RNESL is on an acquisition spree with Norwegian solar equipment maker REC Solar Holdings, battery start-up Faradion. It also has picked up a 40 per cent stake in Sterling & Wilson, a solar EPC company. RNESL has announced investing in German solar wafer firm NexWafe and signed a cooperation agreement with Denmark-based Stiesdal A/S for technology development, and manufacturing of HydroGen Electrolyzers in India.

“If the last 20 years, we were known for India’s emergence as an IT superpower; the next 20 years, I believe, along with technology, will mark our emergence as a superpower in energy and life sciences,” Ambani said.

Claiming that transition to new energy will lead to a new earth-friendly industrial revolution, Ambani said, “I foresee at least 20-30 new Indian companies in the energy and tech space which will grow as big as Reliance, if not bigger, in the next 10-20 years.”

He said India will lead this transition from fossil fuels to green and clean energy and also become a major resource of Solar and Hydrogen Energy in the coming decades.

The union government last week announced the first Green Hydrogen/Ammonia policy wherein the government is offering sops to manufacture green fuels.

RIL last year had announced setting up a ‘Dhirubhai Ambani Green Energy Giga Complex’, in Jamnagar, Gujarat. The company will set up four Giga Factories for integrated solar photovoltaic modules, advanced energy storage, an electrolyser factory for green hydrogen, and a fuel cell factory for converting hydrogen into motive and stationary power. The company plans to delply close to 3 Gw of solar power to produce 400,000 tonne of green hydrogen at one of these giga factories.

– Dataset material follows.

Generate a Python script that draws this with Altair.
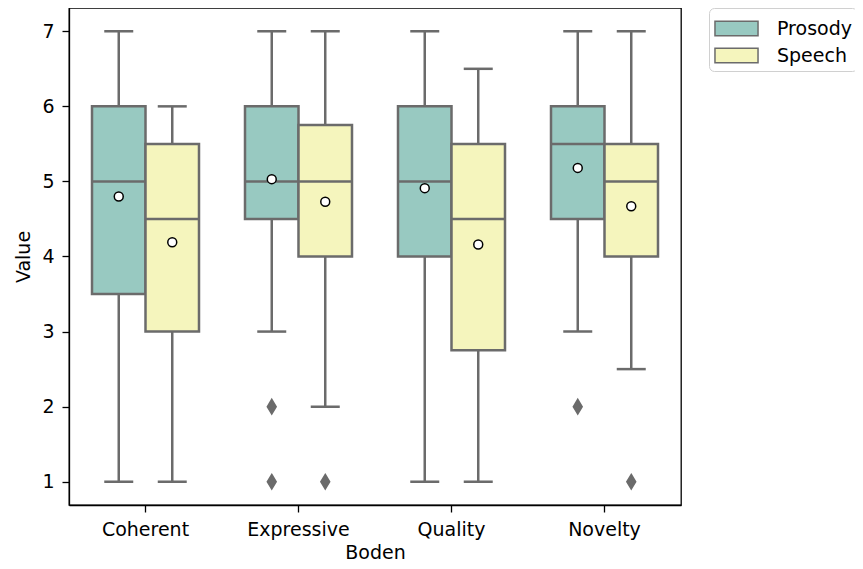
import altair as alt
import pandas as pd

categories = ["Coherent", "Expressive", "Quality", "Novelty"]
groups = ["Prosody", "Speech"]

# per (category, group) box statistics
box_cat = ["Coherent", "Coherent", "Expressive", "Expressive", "Quality", "Quality", "Novelty", "Novelty"]
box_grp = ["Prosody", "Speech"] * 4
whisk_lo = [1, 1, 3, 2, 1, 1, 3, 2.5]
q1 = [3.5, 3, 4.5, 4, 4, 2.75, 4.5, 4]
median = [5, 4.5, 5, 5, 5, 4.5, 5.5, 5]
q3 = [6, 5.5, 6, 5.75, 6, 5.5, 6, 5.5]
whisk_hi = [7, 6, 7, 7, 7, 6.5, 7, 7]
means = [4.80, 4.19, 5.03, 4.73, 4.91, 4.16, 5.18, 4.67]

out_cat = ["Expressive", "Expressive", "Expressive", "Novelty", "Novelty"]
out_grp = ["Prosody", "Prosody", "Speech", "Prosody", "Speech"]
out_val = [2, 1, 1, 2, 1]

df = pd.DataFrame({"cat": box_cat, "grp": box_grp, "lo": whisk_lo, "q1": q1,
                   "med": median, "q3": q3, "hi": whisk_hi, "mean": means})
dfo = pd.DataFrame({"cat": out_cat, "grp": out_grp, "val": out_val})

EDGE = "#6b6b6b"
colors = ["#98c9c1", "#f5f5bd"]
LW = 2.5

xenc = alt.X("cat:N", sort=categories, title="Boden",
             scale=alt.Scale(paddingInner=0, paddingOuter=0),
             axis=alt.Axis(labelAngle=0))
xoff = alt.XOffset("grp:N", sort=groups,
                   scale=alt.Scale(paddingInner=0, paddingOuter=0.43))
yscale = alt.Scale(domain=[0.69, 7.31], nice=False, zero=False)

base = alt.Chart(df).encode(x=xenc, xOffset=xoff)

whisk = base.mark_rule(color=EDGE, strokeWidth=LW).encode(
    y=alt.Y("lo:Q", scale=yscale, title="Value",
            axis=alt.Axis(values=[1, 2, 3, 4, 5, 6, 7], format="d", titlePadding=8)),
    y2="hi:Q")
box = base.mark_bar(stroke=EDGE, strokeWidth=LW, opacity=1).encode(
    y=alt.Y("q1:Q", scale=yscale), y2="q3:Q",
    color=alt.Color("grp:N", sort=groups,
                    scale=alt.Scale(domain=groups, range=colors),
                    legend=alt.Legend(title=None, orient="none", legendX=640, legendY=0)))
med = base.mark_tick(color=EDGE, thickness=LW, size=53, opacity=1).encode(
    y=alt.Y("med:Q", scale=yscale))
cap_lo = base.mark_tick(color=EDGE, thickness=LW, size=29, opacity=1).encode(
    y=alt.Y("lo:Q", scale=yscale))
cap_hi = base.mark_tick(color=EDGE, thickness=LW, size=29, opacity=1).encode(
    y=alt.Y("hi:Q", scale=yscale))
mean_pt = base.mark_point(shape="circle", filled=True, fill="white", stroke="black",
                          strokeWidth=1.5, size=80, opacity=1).encode(
    y=alt.Y("mean:Q", scale=yscale))
outl = alt.Chart(dfo).mark_point(shape="M0,-1L0.6,0L0,1L-0.6,0Z", filled=True,
                                 fill=EDGE, stroke=EDGE, size=190, opacity=1).encode(
    x=xenc, xOffset=xoff, y=alt.Y("val:Q", scale=yscale))

chart = alt.layer(whisk, box, med, cap_lo, cap_hi, mean_pt, outl).properties(
    width=612, height=497,
    autosize=alt.AutoSizeParams(type="none"),
    padding={"left": 61, "top": 0, "right": 174, "bottom": 56}
).configure_view(stroke="black", strokeWidth=1.3).configure_axis(
    labelFont="DejaVu Sans", titleFont="DejaVu Sans", labelFontSize=19, titleFontSize=19,
    labelColor="black", titleColor="black", titleFontWeight="normal",
    domainColor="black", domainWidth=1.3, tickColor="black", tickWidth=1.3, tickSize=7,
    grid=False, labelPadding=8, titlePadding=4
).configure_legend(
    labelFont="DejaVu Sans", labelFontSize=19, labelColor="black",
    symbolType="M-1.5,-0.5L1.5,-0.5L1.5,0.5L-1.5,0.5Z", symbolSize=824,
    symbolStrokeColor=EDGE, symbolStrokeWidth=1.5, symbolOpacity=1,
    strokeColor="#d0d0d0", cornerRadius=5, padding=5, rowPadding=1,
    labelOffset=25, symbolOffset=7
)

chart.save("out.html", embed_options={"renderer": "svg", "actions": False})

Ambani however said there are though three key challenges which need to be addressed in order to boost the economic growth. “India must increase energy output, and we have to do it at an affordable basis for the use of technology. Second, India must increase the share of green and clean energy in this enhanced output. And third, India must achieve the goal of ‘self-reliance or Atmanirbhar Bharat’ in pursuing the above two challenges,” he said.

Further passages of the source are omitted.